Health Care Reform Means Cutting Costs

At Reason Peter Suderman has unearthed a video clip from 30 years ago of the younger Bernie Sanders telling what is the simple truth: Medicaid for all would bankrupt the United States. Go on over there for the clip.

Note that real per capita health care spending is significantly higher today than it was 30 years ago. Mr. Suderman observes:

Medicaid, notably, is far less generous than Medicare, the health program for seniors that Sanders wants to expand.

Medicaid’s provider networks are narrower, and its benefits are generally more limited. It pays doctors quite a bit less than Medicare, on average, and it costs substantially less per capita. Relative to Medicare, it’s the bargain option.

This is a short clip, and the full version may reveal additional relevant context. But what Sanders is describing in the segment above is the comparatively high cost of health care services in the United States relative to countries like Canada. As the clip ends, Dr. Milton Terris begins to discuss the ways in which other countries limit extra charges and use the power of government monopoly to force down prices.

Forcing health care spending down to the levels seen in other countries would radically upset the system, pushing doctors out of business and likely leaving many hospitals with little choice but to close down or eliminate services. It would, at minimum, be incredibly difficult politically, since it would require decreasing funding to hospitals and other large medical facilities, which would in turn require eliminating jobs or drastically reducing compensation. At the end of every health care spending cut is an individual with a job and a paycheck.

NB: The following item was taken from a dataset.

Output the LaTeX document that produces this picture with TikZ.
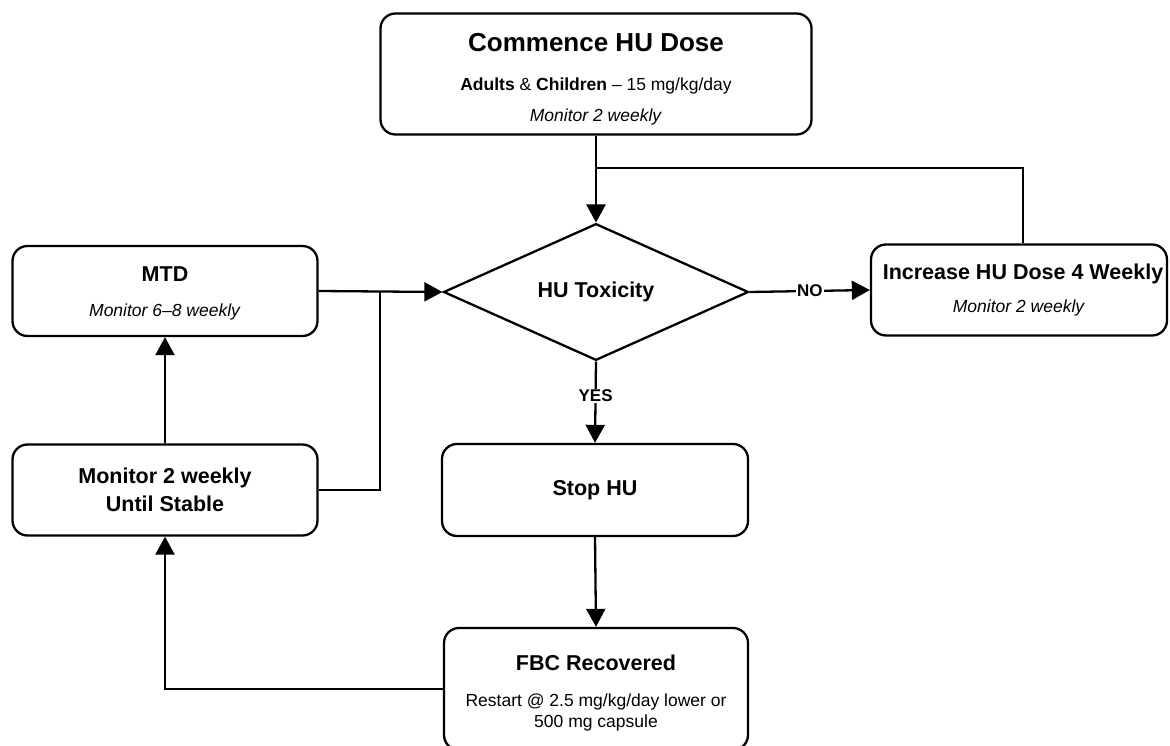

That’s the conclusion I came to as well. How should health care be reformed? Start making the hard choices now rather than handwaving them away, assuming they’ll be made later, or will be unnecessary. Adopt the mindset of using “the power of government monopoly to force down prices”. Government already pays for more than half of all health care. It has influence which it does not presently choose to use.

Stop subsidizing the wealthy and the well-to-do. Help the genuinely needy. Those are the reforms we need.

3 comments… add one
  • Janis Gore Link

    Yeah, if doctors would cut their lifestyle costs we might get somewhere!

  • Janis Gore Link

    And lawyers behind them! Not to mention politicians…

  • Janis Gore Link

    Monsieur le Trump, I’m talking to you, boy.